Poemss (Joanne Pollock + Aaron Funk/Venetian Snares)
Poemss may not sound like it’s especially consumed with the outlook it’s being humorlessly charged with here, at least not on first listen. Its lapses into unreality all have a distinctly futuristic color to them, an antiseptic, steel-tubed, and occasionally 8-bit stylization that evokes geodesic domes more than Bishop Berkely, yet this otherworldly motif is wielded not to underline the distance that will separate us from the unborn versions of ourselves, but rather the distance that separates us from our own present. And more evidence of the LP’s advocacy of “It’s-all-in-your-mind” idealism comes with “Losing Meaning,” where an austere, dislocated grandeur introduces Funk’s musings on how our consciousness and conception of existence are persistently morphing to the point where we’re “Left in impulse.” Within hallways of celestial synths and a plodding electro-bass, his heavy breaths announce, “Shaved-down surface/ Exaggeration/ Shifting purpose/ Chipping details” — though it’s anyone’s guess as to how he can expect either himself or anyone else to know what he’s going on about when phenomenology, language, and knowledge are so intractably volatile
But a dodgy weltanschauung isn’t the only mark against Poemss, because while the album admittedly does a faithful job of representing the solipsistic isolation that would inevitably follow if we all had incommensurable experiences of the universe, this success occasionally deprives its diffuse, alienated experiments of drive and consequence, of any kind of pull or focus that might coax the listener into its weightless atmosphere. In “Miles Away,” Pollock intones, “You can’t love a girl/ From a million miles away,” and aside from repeating the duo’s “What you perceive isn’t real” credo, the track sifts through a procession of glacial undulations, rises and dips of violin’d electronics that don’t quite possess the luscious, enveloping verve that would compensate for their lethargy. The same complaint holds for “Gentle Mirror,” which struggles to escape the insubstantiality of its outdated blips and bleeps, despite the inclusion of a harmonized chorus that, while affirming “I could be your light,” often sounds more like “I could be your lie.”

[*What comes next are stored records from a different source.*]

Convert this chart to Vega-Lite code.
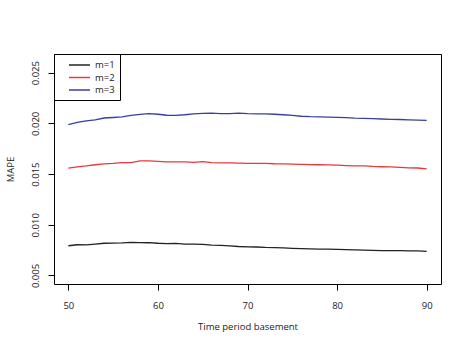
{
  "$schema": "https://vega.github.io/schema/vega-lite/v6.json",
  "autosize": {"type": "none"},
  "padding": {"left": 54, "top": 54, "right": 28, "bottom": 68},
  "width": 387,
  "height": 230,
  "background": "white",
  "config": {
    "view": {"stroke": "black", "strokeWidth": 1},
    "font": "Open Sans",
    "axis": {"grid": false, "domain": false, "tickColor": "black", "tickSize": 6, "labelColor": "#222", "titleColor": "#222", "labelFont": "Open Sans", "titleFont": "Open Sans", "labelFontSize": 9.5, "titleFontSize": 9.5, "titleFontWeight": "normal"}
  },
  "data": {"values": [
    {"t":50,"m":"m=1","v":0.00793},{"t":51,"m":"m=1","v":0.00803},{"t":52,"m":"m=1","v":0.00802},{"t":53,"m":"m=1","v":0.00810},{"t":54,"m":"m=1","v":0.00818},{"t":55,"m":"m=1","v":0.00820},{"t":56,"m":"m=1","v":0.00822},{"t":57,"m":"m=1","v":0.00826},{"t":58,"m":"m=1","v":0.00824},{"t":59,"m":"m=1","v":0.00823},{"t":60,"m":"m=1","v":0.00818},{"t":61,"m":"m=1","v":0.00815},{"t":62,"m":"m=1","v":0.00816},{"t":63,"m":"m=1","v":0.00810},{"t":64,"m":"m=1","v":0.00810},{"t":65,"m":"m=1","v":0.00806},{"t":66,"m":"m=1","v":0.00800},{"t":67,"m":"m=1","v":0.00796},{"t":68,"m":"m=1","v":0.00792},{"t":69,"m":"m=1","v":0.00786},{"t":70,"m":"m=1","v":0.00783},{"t":71,"m":"m=1","v":0.00781},{"t":72,"m":"m=1","v":0.00777},{"t":73,"m":"m=1","v":0.00775},{"t":74,"m":"m=1","v":0.00772},{"t":75,"m":"m=1","v":0.00768},{"t":76,"m":"m=1","v":0.00765},{"t":77,"m":"m=1","v":0.00762},{"t":78,"m":"m=1","v":0.00760},{"t":79,"m":"m=1","v":0.00759},{"t":80,"m":"m=1","v":0.00757},{"t":81,"m":"m=1","v":0.00755},{"t":82,"m":"m=1","v":0.00752},{"t":83,"m":"m=1","v":0.00750},{"t":84,"m":"m=1","v":0.00748},{"t":85,"m":"m=1","v":0.00746},{"t":86,"m":"m=1","v":0.00745},{"t":87,"m":"m=1","v":0.00745},{"t":88,"m":"m=1","v":0.00743},{"t":89,"m":"m=1","v":0.00742},{"t":90,"m":"m=1","v":0.00737},
    {"t":50,"m":"m=2","v":0.01559},{"t":51,"m":"m=2","v":0.01570},{"t":52,"m":"m=2","v":0.01580},{"t":53,"m":"m=2","v":0.01592},{"t":54,"m":"m=2","v":0.01600},{"t":55,"m":"m=2","v":0.01605},{"t":56,"m":"m=2","v":0.01612},{"t":57,"m":"m=2","v":0.01613},{"t":58,"m":"m=2","v":0.01630},{"t":59,"m":"m=2","v":0.01630},{"t":60,"m":"m=2","v":0.01625},{"t":61,"m":"m=2","v":0.01620},{"t":62,"m":"m=2","v":0.01620},{"t":63,"m":"m=2","v":0.01620},{"t":64,"m":"m=2","v":0.01615},{"t":65,"m":"m=2","v":0.01623},{"t":66,"m":"m=2","v":0.01612},{"t":67,"m":"m=2","v":0.01610},{"t":68,"m":"m=2","v":0.01610},{"t":69,"m":"m=2","v":0.01608},{"t":70,"m":"m=2","v":0.01605},{"t":71,"m":"m=2","v":0.01605},{"t":72,"m":"m=2","v":0.01606},{"t":73,"m":"m=2","v":0.01602},{"t":74,"m":"m=2","v":0.01600},{"t":75,"m":"m=2","v":0.01598},{"t":76,"m":"m=2","v":0.01596},{"t":77,"m":"m=2","v":0.01594},{"t":78,"m":"m=2","v":0.01592},{"t":79,"m":"m=2","v":0.01590},{"t":80,"m":"m=2","v":0.01588},{"t":81,"m":"m=2","v":0.01584},{"t":82,"m":"m=2","v":0.01580},{"t":83,"m":"m=2","v":0.01580},{"t":84,"m":"m=2","v":0.01575},{"t":85,"m":"m=2","v":0.01572},{"t":86,"m":"m=2","v":0.01570},{"t":87,"m":"m=2","v":0.01566},{"t":88,"m":"m=2","v":0.01562},{"t":89,"m":"m=2","v":0.01560},{"t":90,"m":"m=2","v":0.01552},
    {"t":50,"m":"m=3","v":0.01987},{"t":51,"m":"m=3","v":0.02010},{"t":52,"m":"m=3","v":0.02025},{"t":53,"m":"m=3","v":0.02035},{"t":54,"m":"m=3","v":0.02053},{"t":55,"m":"m=3","v":0.02058},{"t":56,"m":"m=3","v":0.02063},{"t":57,"m":"m=3","v":0.02078},{"t":58,"m":"m=3","v":0.02088},{"t":59,"m":"m=3","v":0.02096},{"t":60,"m":"m=3","v":0.02090},{"t":61,"m":"m=3","v":0.02080},{"t":62,"m":"m=3","v":0.02078},{"t":63,"m":"m=3","v":0.02085},{"t":64,"m":"m=3","v":0.02094},{"t":65,"m":"m=3","v":0.02099},{"t":66,"m":"m=3","v":0.02100},{"t":67,"m":"m=3","v":0.02096},{"t":68,"m":"m=3","v":0.02097},{"t":69,"m":"m=3","v":0.02100},{"t":70,"m":"m=3","v":0.02096},{"t":71,"m":"m=3","v":0.02094},{"t":72,"m":"m=3","v":0.02093},{"t":73,"m":"m=3","v":0.02090},{"t":74,"m":"m=3","v":0.02085},{"t":75,"m":"m=3","v":0.02078},{"t":76,"m":"m=3","v":0.02070},{"t":77,"m":"m=3","v":0.02066},{"t":78,"m":"m=3","v":0.02064},{"t":79,"m":"m=3","v":0.02062},{"t":80,"m":"m=3","v":0.02060},{"t":81,"m":"m=3","v":0.02056},{"t":82,"m":"m=3","v":0.02052},{"t":83,"m":"m=3","v":0.02050},{"t":84,"m":"m=3","v":0.02046},{"t":85,"m":"m=3","v":0.02043},{"t":86,"m":"m=3","v":0.02040},{"t":87,"m":"m=3","v":0.02038},{"t":88,"m":"m=3","v":0.02035},{"t":89,"m":"m=3","v":0.02032},{"t":90,"m":"m=3","v":0.02030}
  ]},
  "mark": {"type": "line", "strokeWidth": 1.3},
  "encoding": {
    "x": {"field": "t", "type": "quantitative", "title": "Time period basement",
      "scale": {"domain": [48.4, 91.6], "nice": false, "zero": false},
      "axis": {"values": [50, 60, 70, 80, 90], "labelPadding": 10, "titlePadding": 12}},
    "y": {"field": "v", "type": "quantitative", "title": "MAPE",
      "scale": {"domain": [0.00416, 0.02684], "nice": false, "zero": false},
      "axis": {"values": [0.005, 0.01, 0.015, 0.02, 0.025], "format": ".3f", "labelAngle": -90, "labelAlign": "center", "labelBaseline": "bottom", "labelPadding": 8, "titlePadding": 15}},
    "color": {"field": "m", "type": "nominal",
      "scale": {"domain": ["m=1", "m=2", "m=3"], "range": ["#222222", "#e8383d", "#3a3ea0"]},
      "legend": {"title": null, "orient": "top-left", "offset": 0, "strokeColor": "black", "fillColor": "white", "padding": 5, "symbolType": "M0.8,0H5", "symbolSize": 100, "symbolStrokeWidth": 1.5, "labelFontSize": 9.5, "labelFont": "Open Sans", "labelColor": "#222", "rowPadding": 1.5, "labelOffset": 24, "labelLimit": 100}}
  }
}
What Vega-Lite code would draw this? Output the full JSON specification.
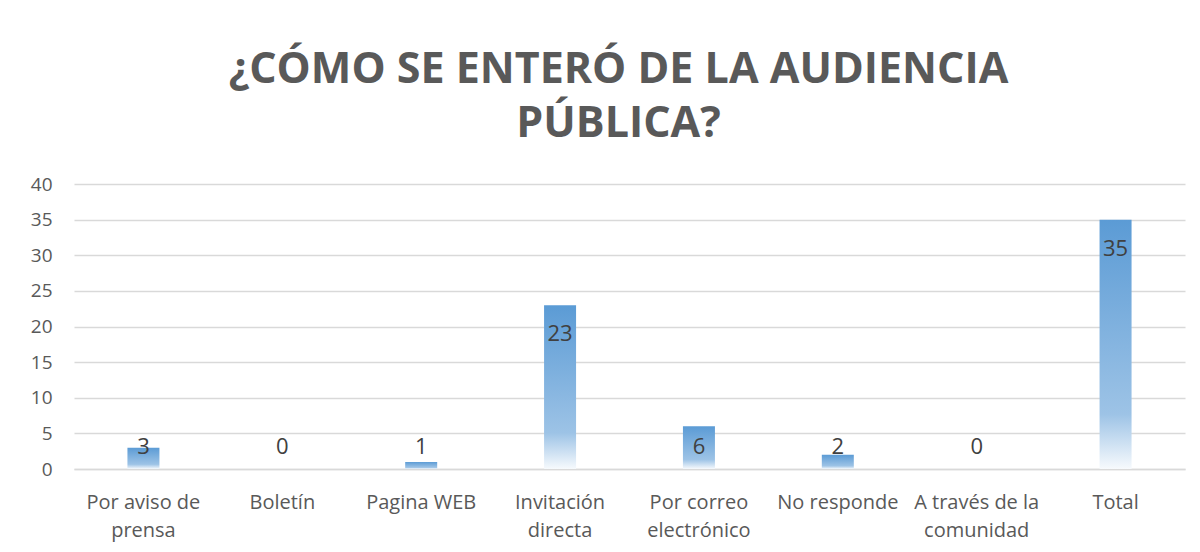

There are also four instrumental numbers on Poemss, but apart from the intoxicating “Ancient Pony,” they once again suffer from a partial absence of definition and distinction. Moreover, in depicting the cheap artificiality of human perception, they recurrently make use of a cheap artificiality in their keyboarded instrumentation, something that militates against their possession of any enduring resonance or clout. The album is also hampered by another aesthetic hitch, which is Funk’s vocals. In contrast to Pollock, whose light, ethereal tones are a perfect match for the musical and conceptual ambience they corroborate, Funk has a somewhat leaden, stilted delivery, one that seems a little too earthy and low-pitched to complement themes of illusion and immateriality. As a consequence, the LP isn’t internally coherent, isn’t particularly successful on its own terms, which is probably more of a sin than any imputed association with this or that philosophy could ever be.
But the philosophy of Poemss is still nonetheless a “sin,” or is rather an obstacle to its enjoyment. And it should be said that you’re reading a sentence written in the English language, and if we can agree on that, then we can hardly be “Miles Away.”